DATA EXCERPT
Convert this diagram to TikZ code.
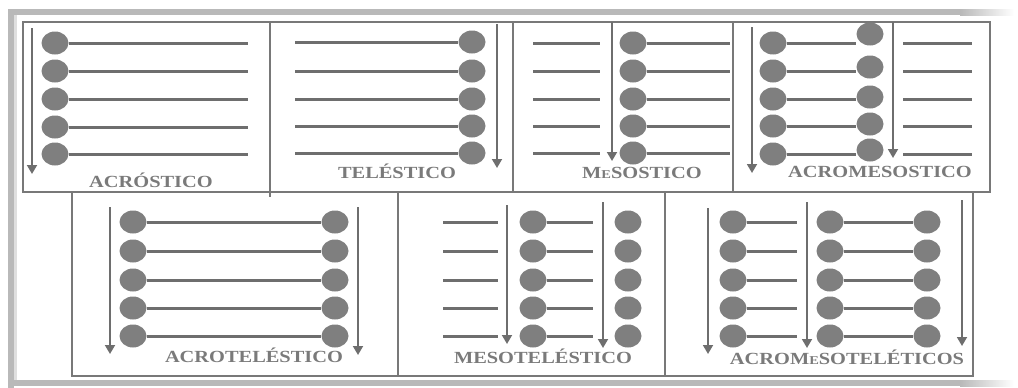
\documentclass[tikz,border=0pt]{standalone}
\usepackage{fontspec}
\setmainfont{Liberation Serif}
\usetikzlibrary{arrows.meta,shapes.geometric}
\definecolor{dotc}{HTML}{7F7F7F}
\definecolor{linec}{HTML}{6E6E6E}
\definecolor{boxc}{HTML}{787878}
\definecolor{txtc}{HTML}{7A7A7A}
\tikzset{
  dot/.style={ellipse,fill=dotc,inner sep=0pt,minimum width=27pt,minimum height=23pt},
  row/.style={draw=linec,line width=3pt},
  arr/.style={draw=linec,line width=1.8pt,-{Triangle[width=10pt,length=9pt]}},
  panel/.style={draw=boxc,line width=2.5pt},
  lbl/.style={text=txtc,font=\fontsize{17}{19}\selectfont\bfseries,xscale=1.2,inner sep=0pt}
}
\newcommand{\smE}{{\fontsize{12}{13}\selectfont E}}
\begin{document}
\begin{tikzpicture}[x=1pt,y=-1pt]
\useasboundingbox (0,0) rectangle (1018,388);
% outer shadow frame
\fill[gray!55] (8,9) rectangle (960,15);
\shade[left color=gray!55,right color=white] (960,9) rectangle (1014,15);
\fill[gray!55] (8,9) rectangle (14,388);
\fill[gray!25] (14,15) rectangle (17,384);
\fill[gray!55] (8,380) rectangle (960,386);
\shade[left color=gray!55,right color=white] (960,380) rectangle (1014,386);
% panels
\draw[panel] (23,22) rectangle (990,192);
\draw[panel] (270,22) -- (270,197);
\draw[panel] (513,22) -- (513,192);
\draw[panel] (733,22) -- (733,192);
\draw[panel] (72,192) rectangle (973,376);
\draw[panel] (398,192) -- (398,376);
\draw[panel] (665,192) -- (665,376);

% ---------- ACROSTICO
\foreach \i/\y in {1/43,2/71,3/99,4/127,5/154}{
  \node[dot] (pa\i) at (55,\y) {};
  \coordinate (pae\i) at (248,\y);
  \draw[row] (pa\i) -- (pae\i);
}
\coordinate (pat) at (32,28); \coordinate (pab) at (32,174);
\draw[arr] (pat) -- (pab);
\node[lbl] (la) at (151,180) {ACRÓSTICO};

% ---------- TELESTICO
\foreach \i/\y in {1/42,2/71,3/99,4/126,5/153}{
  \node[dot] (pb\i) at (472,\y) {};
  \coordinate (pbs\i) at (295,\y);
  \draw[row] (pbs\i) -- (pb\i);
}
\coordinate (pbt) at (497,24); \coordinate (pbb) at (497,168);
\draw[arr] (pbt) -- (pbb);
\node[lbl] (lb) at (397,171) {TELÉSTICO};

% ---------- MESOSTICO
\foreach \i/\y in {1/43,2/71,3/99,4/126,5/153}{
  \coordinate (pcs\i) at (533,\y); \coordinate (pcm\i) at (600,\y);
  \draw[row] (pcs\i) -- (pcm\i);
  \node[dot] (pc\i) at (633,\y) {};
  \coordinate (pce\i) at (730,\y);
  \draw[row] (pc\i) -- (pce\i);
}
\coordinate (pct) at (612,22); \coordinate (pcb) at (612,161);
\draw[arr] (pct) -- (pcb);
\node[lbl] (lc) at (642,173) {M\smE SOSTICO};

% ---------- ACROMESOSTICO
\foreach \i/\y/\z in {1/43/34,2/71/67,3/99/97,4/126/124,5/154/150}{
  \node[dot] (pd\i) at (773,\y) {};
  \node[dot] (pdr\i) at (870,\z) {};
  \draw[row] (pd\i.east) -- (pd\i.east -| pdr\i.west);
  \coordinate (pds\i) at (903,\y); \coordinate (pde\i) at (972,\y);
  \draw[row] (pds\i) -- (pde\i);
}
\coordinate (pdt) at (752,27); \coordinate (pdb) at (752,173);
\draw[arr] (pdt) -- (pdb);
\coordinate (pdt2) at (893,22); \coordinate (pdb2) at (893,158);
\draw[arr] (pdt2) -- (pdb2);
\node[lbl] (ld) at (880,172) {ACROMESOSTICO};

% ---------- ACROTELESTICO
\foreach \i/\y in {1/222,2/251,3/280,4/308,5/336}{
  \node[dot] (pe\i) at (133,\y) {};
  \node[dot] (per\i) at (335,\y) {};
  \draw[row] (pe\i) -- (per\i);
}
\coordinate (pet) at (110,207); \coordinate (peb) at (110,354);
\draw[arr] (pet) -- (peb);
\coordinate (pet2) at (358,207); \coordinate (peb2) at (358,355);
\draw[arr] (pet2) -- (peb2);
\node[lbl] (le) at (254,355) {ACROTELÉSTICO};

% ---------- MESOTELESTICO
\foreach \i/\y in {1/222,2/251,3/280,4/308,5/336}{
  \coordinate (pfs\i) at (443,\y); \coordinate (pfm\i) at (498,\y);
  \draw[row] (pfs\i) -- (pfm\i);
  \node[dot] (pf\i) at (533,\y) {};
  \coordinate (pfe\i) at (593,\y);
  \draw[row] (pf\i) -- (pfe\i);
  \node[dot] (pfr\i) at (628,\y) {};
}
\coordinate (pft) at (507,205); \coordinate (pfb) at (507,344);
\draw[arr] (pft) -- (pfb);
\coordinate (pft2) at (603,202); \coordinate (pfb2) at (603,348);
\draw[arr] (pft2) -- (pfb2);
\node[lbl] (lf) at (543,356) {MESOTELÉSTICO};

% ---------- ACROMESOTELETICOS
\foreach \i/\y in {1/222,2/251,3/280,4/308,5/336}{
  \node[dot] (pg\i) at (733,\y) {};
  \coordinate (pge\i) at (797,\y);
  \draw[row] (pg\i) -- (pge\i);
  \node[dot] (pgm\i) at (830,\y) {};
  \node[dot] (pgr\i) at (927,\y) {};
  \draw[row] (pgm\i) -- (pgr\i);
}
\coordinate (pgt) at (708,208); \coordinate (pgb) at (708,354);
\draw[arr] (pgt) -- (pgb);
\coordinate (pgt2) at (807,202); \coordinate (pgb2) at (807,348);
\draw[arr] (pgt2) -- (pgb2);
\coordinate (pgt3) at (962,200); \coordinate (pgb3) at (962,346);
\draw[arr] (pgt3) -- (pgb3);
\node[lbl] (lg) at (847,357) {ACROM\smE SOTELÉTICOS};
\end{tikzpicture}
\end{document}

TASK DETAILS
Give again, word for word, every line from the top of the data above to the line holding "(lb) at (397,171)", inclusive, with the pictures left out.

FULL ANSWER
Convert this diagram to TikZ code.
\documentclass[tikz,border=0pt]{standalone}
\usepackage{fontspec}
\setmainfont{Liberation Serif}
\usetikzlibrary{arrows.meta,shapes.geometric}
\definecolor{dotc}{HTML}{7F7F7F}
\definecolor{linec}{HTML}{6E6E6E}
\definecolor{boxc}{HTML}{787878}
\definecolor{txtc}{HTML}{7A7A7A}
\tikzset{
  dot/.style={ellipse,fill=dotc,inner sep=0pt,minimum width=27pt,minimum height=23pt},
  row/.style={draw=linec,line width=3pt},
  arr/.style={draw=linec,line width=1.8pt,-{Triangle[width=10pt,length=9pt]}},
  panel/.style={draw=boxc,line width=2.5pt},
  lbl/.style={text=txtc,font=\fontsize{17}{19}\selectfont\bfseries,xscale=1.2,inner sep=0pt}
}
\newcommand{\smE}{{\fontsize{12}{13}\selectfont E}}
\begin{document}
\begin{tikzpicture}[x=1pt,y=-1pt]
\useasboundingbox (0,0) rectangle (1018,388);
% outer shadow frame
\fill[gray!55] (8,9) rectangle (960,15);
\shade[left color=gray!55,right color=white] (960,9) rectangle (1014,15);
\fill[gray!55] (8,9) rectangle (14,388);
\fill[gray!25] (14,15) rectangle (17,384);
\fill[gray!55] (8,380) rectangle (960,386);
\shade[left color=gray!55,right color=white] (960,380) rectangle (1014,386);
% panels
\draw[panel] (23,22) rectangle (990,192);
\draw[panel] (270,22) -- (270,197);
\draw[panel] (513,22) -- (513,192);
\draw[panel] (733,22) -- (733,192);
\draw[panel] (72,192) rectangle (973,376);
\draw[panel] (398,192) -- (398,376);
\draw[panel] (665,192) -- (665,376);

% ---------- ACROSTICO
\foreach \i/\y in {1/43,2/71,3/99,4/127,5/154}{
  \node[dot] (pa\i) at (55,\y) {};
  \coordinate (pae\i) at (248,\y);
  \draw[row] (pa\i) -- (pae\i);
}
\coordinate (pat) at (32,28); \coordinate (pab) at (32,174);
\draw[arr] (pat) -- (pab);
\node[lbl] (la) at (151,180) {ACRÓSTICO};

% ---------- TELESTICO
\foreach \i/\y in {1/42,2/71,3/99,4/126,5/153}{
  \node[dot] (pb\i) at (472,\y) {};
  \coordinate (pbs\i) at (295,\y);
  \draw[row] (pbs\i) -- (pb\i);
}
\coordinate (pbt) at (497,24); \coordinate (pbb) at (497,168);
\draw[arr] (pbt) -- (pbb);
\node[lbl] (lb) at (397,171) {TELÉSTICO};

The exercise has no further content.